We believe in a creator God – the very first article of our Creed. But not just one time some 13 billion years ago. God’s creation continues – making a people in the call of Abraham, in the exodus from slavery in Egypt, and in the rescue from Babylon – all expressed in the Hebrew scriptures in creation language. And the final act of that creation – the beginning of that new creation heralded by Isaiah – is the new bodily life of the resurrected Jesus, the first fruits, or down payment, on what lies in store for all of us. That is why we re-tell the creation stories at the Easter vigil service as we make present once again in our time the inaugural of that final new creation.
By God’s entering into our physical world, by God’s joining God’s self to it, that world once again becomes holy, beautiful, and important. Our bodies, our earth, are affirmed as good, as the dwelling of the holy, as worthy of the respect and care that God has lavished on them. That is why Pope Benedict XVI, in his third encyclical (Caritas in Veritate), devotes a major part of one chapter to our moral duties to care for the environment. Benedict states very clearly that “. . . the natural environment is more than raw material to be manipulated at our pleasure; it is a wondrous work of the Creator” with rules for “its wise use, not its reckless exploitation.” That makes responsible environmental stewardship a duty of every Christian.
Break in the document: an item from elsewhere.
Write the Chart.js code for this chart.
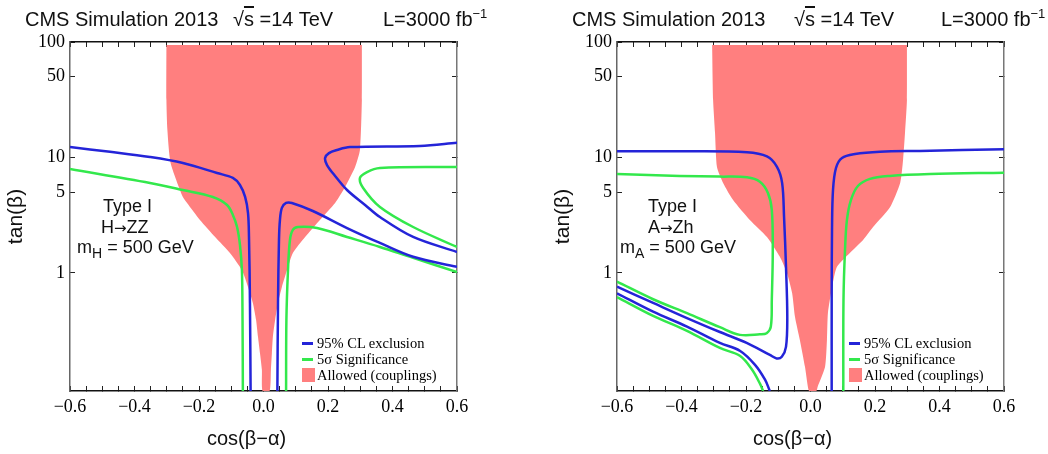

“Duty” may seem strange here. Perhaps we think that religion is mainly about “saving one’s soul”. If so, that’s wrong. We can’t save ourselves. God has done that for us, despite our unworthiness. Our job is to save our world, to spread the good news to those around us. Besides, “soul” doesn’t capture the full bodi-ness of our beings. We are embodied creatures. Jesus was bodied, and it’s the bodily Jesus that sits on the Father’s right hand. When we treat our world as God treats it, and, when we give ourselves for others, as did Jesus, then we co-build with God the new heaven and the new earth “where righteousness dwells” – and where we will dwell in our resurrected bodies.